Chennai – Indian Institute of Technology Madras (IIT-M) researchers have identified a specific microRNA (miRNAs) called ‘miR-155 that is over-expressed in tongue cancer. According to the researchers, miRNAs affect cancer growth by inhibiting or enhancing the functions of certain proteins.
Study lead researcher Devarajan Karunagaran, Head, Department of Biotechnology, IIT Madras, said in a statement: “MicroRNAs (miRNAs) are short non-coding RNAs containing 20–24 nucleotides that participate in virtually all biological pathways in animals. They have been found to play important roles in many cancers, in carcinogenesis (start of cancer), malignant transformation and metastasis the development of secondary cancer. The miRNAs associated with cancer are called ‘Oncomirs’.”

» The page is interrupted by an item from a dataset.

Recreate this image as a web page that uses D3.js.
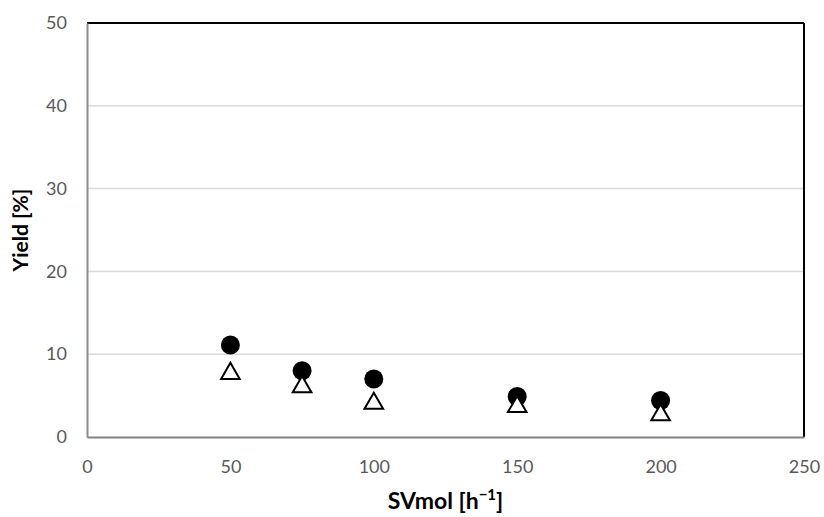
<!DOCTYPE html>
<html>
<head>
<meta charset="utf-8">
<script src="https://cdn.jsdelivr.net/npm/d3@7"></script>
<style>
  body { margin: 0; background: #fff; }
  text { font-family: Lato, "Open Sans", sans-serif; }
</style>
</head>
<body>
<div id="chart"></div>
<script>
// data
var svmol = [50, 75, 100, 150, 200];
var yieldCircle = [11.1, 8.0, 7.0, 4.9, 4.4];
var yieldTriangle = [7.9, 6.3, 4.3, 3.9, 2.9];
var xTicks = [0, 50, 100, 150, 200, 250];
var yTicks = [0, 10, 20, 30, 40, 50];

var svgWidth = 824;
var svgHeight = 517;
var margin = { top: 23, right: 20, bottom: 80, left: 87 };
var width = 804 - margin.left;
var height = 437 - margin.top;

var svg = d3.select("#chart").append("svg")
  .attr("width", svgWidth)
  .attr("height", svgHeight);

var chartGroup = svg.append("g")
  .attr("transform", `translate(${margin.left}, ${margin.top})`);

var x = d3.scaleLinear().domain([0, 250]).range([0, width]);
var y = d3.scaleLinear().domain([0, 50]).range([height, 0]);

// gridlines
chartGroup.append("g")
  .selectAll("line")
  .data(yTicks.filter(d => d > 0 && d < 50))
  .enter()
  .append("line")
  .attr("x1", 0)
  .attr("x2", width)
  .attr("y1", d => y(d))
  .attr("y2", d => y(d))
  .attr("stroke", "#d9d9d9")
  .attr("stroke-width", 1.5);

// frame: top and right black, left and bottom gray
chartGroup.append("line")
  .attr("x1", 0).attr("x2", width).attr("y1", 0).attr("y2", 0)
  .attr("stroke", "#000").attr("stroke-width", 2);
chartGroup.append("line")
  .attr("x1", width).attr("x2", width).attr("y1", 0).attr("y2", height)
  .attr("stroke", "#000").attr("stroke-width", 2);

// axes
var bottomAxis = d3.axisBottom(x).tickValues(xTicks).tickSize(0).tickPadding(23);
var leftAxis = d3.axisLeft(y).tickValues(yTicks).tickSize(0).tickPadding(20);

var xAxis = chartGroup.append("g")
  .attr("transform", `translate(0, ${height})`)
  .call(bottomAxis);
xAxis.select(".domain").attr("stroke", "#808080").attr("stroke-width", 2);

var yAxis = chartGroup.append("g").call(leftAxis);
yAxis.select(".domain").attr("stroke", "#8c8c8c").attr("stroke-width", 2);

chartGroup.selectAll(".tick text")
  .attr("fill", "#595959")
  .style("font-size", "18px")
  .style("font-family", "Lato, 'Open Sans', sans-serif");

// circles
chartGroup.append("g")
  .selectAll("circle")
  .data(svmol)
  .enter()
  .append("circle")
  .attr("cx", d => x(d))
  .attr("cy", (d, i) => y(yieldCircle[i]))
  .attr("r", 9.5)
  .attr("fill", "#000");

// open triangles
var triangle = d3.symbol().type(d3.symbolTriangle).size(150);
chartGroup.append("g")
  .selectAll("path")
  .data(svmol)
  .enter()
  .append("path")
  .attr("d", triangle)
  .attr("transform", (d, i) => `translate(${x(d)}, ${y(yieldTriangle[i]) + 2})`)
  .attr("fill", "#fff")
  .attr("stroke", "#000")
  .attr("stroke-width", 2);

// axis titles
var xTitle = svg.append("text")
  .attr("x", margin.left + width / 2)
  .attr("y", 509)
  .attr("text-anchor", "middle")
  .style("font-size", "23px")
  .style("font-weight", "bold")
  .text("SVmol [h");
xTitle.append("tspan")
  .attr("dy", -9)
  .style("font-size", "15px")
  .text("\u22121");
xTitle.append("tspan")
  .attr("dy", 9)
  .text("]");

svg.append("text")
  .attr("transform", `translate(28, ${margin.top + height / 2}) rotate(-90)`)
  .attr("text-anchor", "middle")
  .style("font-size", "21px")
  .style("font-weight", "bold")
  .text("Yield [%]");
</script>
</body>
</html>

According to the researchers, many of the oncomirs affect cancer by suppressing the performance of tumour suppressing agents that can prevent growth and spread of cancer cells, although some oncomirs are also involved in preventing tumour growth itself. Another study researcher Shabir Zargar said: “While it has been long suspected that miR-155 downregulates Pdcd4, there have, hitherto, been no evidence for such interaction.” To this Karunagaran added: “Our study has shown that the restoration of Pdcd4 levels through molecular manipulation of miR-155 can lead to potential therapeutic developments for cancers, especially of tongue cancer.”